- Your group is distracted by their emails.
- You have a few participants talking to each other in the back of the room.
- You have interruptions – someone is leaving every few minutes to answer a phone call.
Welcome to reality in our multi-tasking world.
Before you, the speaker, get aggravated at the three situations above, think about today’s world from the audience’s perspective.
A few weeks ago I gave a presentation to a tech company. All three of these situations happened. Here’s why and here’s how to handle it.

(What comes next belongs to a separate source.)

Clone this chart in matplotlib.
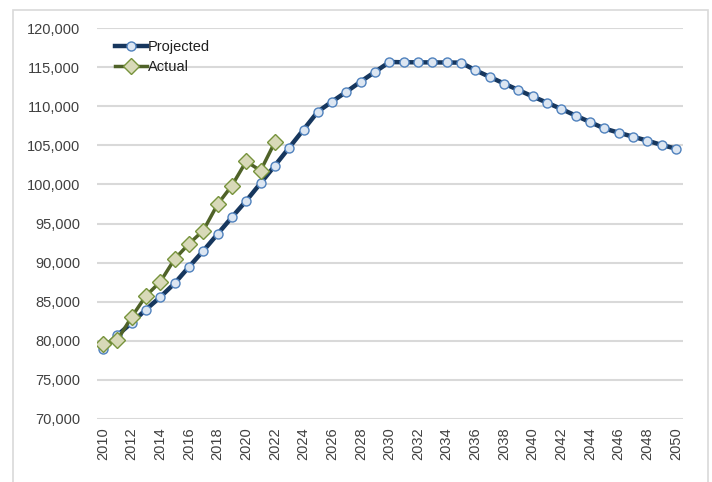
import matplotlib
matplotlib.use("Agg")
import matplotlib.pyplot as plt
from matplotlib.patches import Rectangle
from matplotlib.ticker import FuncFormatter

years_projected = list(range(2010, 2051))
projected = [79000, 80700, 82300, 84000, 85600, 87350, 89450, 91500, 93650, 95800,
             97900, 100150, 102400, 104700, 107000, 109300, 110600, 111850, 113150, 114400,
             115650, 115620, 115610, 115600, 115590, 115570, 114600, 113750, 112900, 112070,
             111250, 110450, 109650, 108800, 107980, 107150, 106620, 106100, 105600, 105050,
             104570]
years_actual = list(range(2010, 2023))
actual = [79550, 80100, 83050, 85750, 87550, 90450, 92400, 94100, 97450, 99850,
          102950, 101750, 105400]
xtick_years = list(range(2010, 2051, 2))
ytick_values = list(range(70000, 120001, 5000))

plt.rcParams['font.family'] = ['Liberation Sans', 'DejaVu Sans']

fig = plt.figure(figsize=(7.12, 4.82), dpi=100)
ax = fig.add_axes([97/712, 1-419/482, (683-97)/712, (419-28)/482])

# outer border
fig.patches.append(Rectangle((13/712, -0.1), (708-13)/712, 1.1 - 10/482,
                             transform=fig.transFigure, fill=False,
                             edgecolor='#d9d9d9', linewidth=1.2, zorder=0))

ax.plot(years_projected, projected, color='#17375E', linewidth=3.2,
        marker='o', markersize=6.5, markerfacecolor='#DCE6F2',
        markeredgecolor='#4F81BD', markeredgewidth=1.0, label='Projected', zorder=3)
ax.plot(years_actual, actual, color='#4F6228', linewidth=2.5,
        marker='D', markersize=8, markerfacecolor='#D8D9B8',
        markeredgecolor='#77933C', markeredgewidth=1.0, label='Actual', zorder=4)

ax.set_xlim(2009.58, 2050.5)
ax.set_ylim(70000, 120000)
ax.set_yticks(ytick_values)
ax.yaxis.set_major_formatter(FuncFormatter(lambda v, p: f"{int(v):,}"))
ax.set_xticks(xtick_years)
ax.set_xticklabels([str(y) for y in xtick_years], rotation=90)

ax.grid(axis='y', color='#d9d9d9', linewidth=1.5)
ax.set_axisbelow(True)
for s in ax.spines.values():
    s.set_visible(False)
ax.tick_params(axis='both', length=0, labelsize=10.5, colors='#404040')
ax.tick_params(axis='y', pad=12)
ax.tick_params(axis='x', pad=6)

leg = ax.legend(loc='upper left', bbox_to_anchor=(0.02, 0.985), frameon=False,
                fontsize=10.5, handlelength=2.2, handletextpad=0.1,
                labelspacing=0.45, borderaxespad=0)
for t in leg.get_texts():
    t.set_color('#202020')

fig.savefig('out.png', dpi=100)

Why: This tech company is all about staying in constant touch with their constituents. They had an email meltdown with their entire network and they HAD to deal with this crisis during my workshop. So they were distracted by their emails. They had to talk amongst themselves to figure out the solution. This caused several phone call interruptions.
How to handle a difficult audience:
- Empathize. Find out what’s really going on. These problems may have nothing to do with you and your presentation.
- Improvise. Use the issues to support your topic matter. We were just talking about how to build credibility by the way you communicate. I called a Time Out Break and told them to use the skills we had just covered in their phone conversations with their constituents.
- Organize. Whether you have a ton of distractions OR a calm and committed crowd – you have to have compelling substance, strategy and style.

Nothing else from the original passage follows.